The 96.4% RTP (at its top configuration) and the Buy Feature make it a technically sound choice for the genre. The one genuine criticism is that the base game is thin — there's little to engage with outside of scatter-hunting, and the randomised spin count means even triggered bonuses can feel anticlimactic without retriggers. The pacing before the bonus fires can drag, particularly at lower bet sizes where the Buy Feature cost becomes prohibitive.
For players who know what they want from a Book-of slot and want the highest ceiling available in the format, Sword of Shoguns is a logical choice. It's a well-executed, high-upside entry in a crowded genre — not a reinvention, but a clear step forward from the template.
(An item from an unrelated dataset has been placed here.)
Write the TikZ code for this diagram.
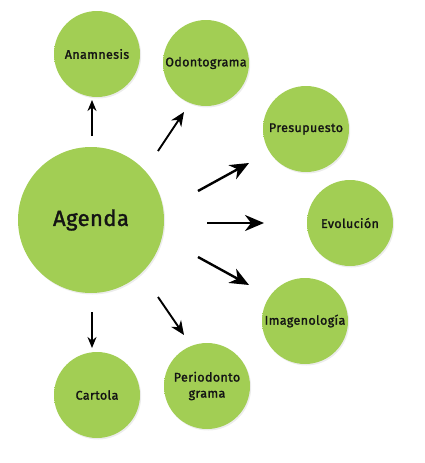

- +25,200x max win significantly exceeds the 5,000x standard for Book-of slots
- +5,040 ways to win via dynamic 6x7 grid vs. 10 paylines on most genre entries
- +Up to 4 simultaneous expanding symbols through retriggers
- +Buy Feature available for direct bonus access
- +96.4% RTP above industry average (at top configuration)
- +Randomised free spin count (5–12) adds variance to the trigger outcome
- -Base game is thin — limited features outside scatter triggers
- -RTP operates as a range; lower configurations possible at some casinos
- -Retrigger dependency means many bonus rounds will underperform the ceiling
- -High volatility requires a substantial bankroll to sustain through dry spells
- -Randomised spin count can result in as few as 5 free spins per trigger
Best for
Sword of Shoguns is one of the strongest entries in the Book-of mechanic category on raw numbers alone. The 25,200x potential and 5,040-way grid separate it from the crowded field of 10-payline imitators, and four simultaneous expanding symbols in a single bonus run can produce screen-filling wins. High volatility means patience is required, but the RTP and max-win ceiling make the variance worthwhile for players who can sustain it.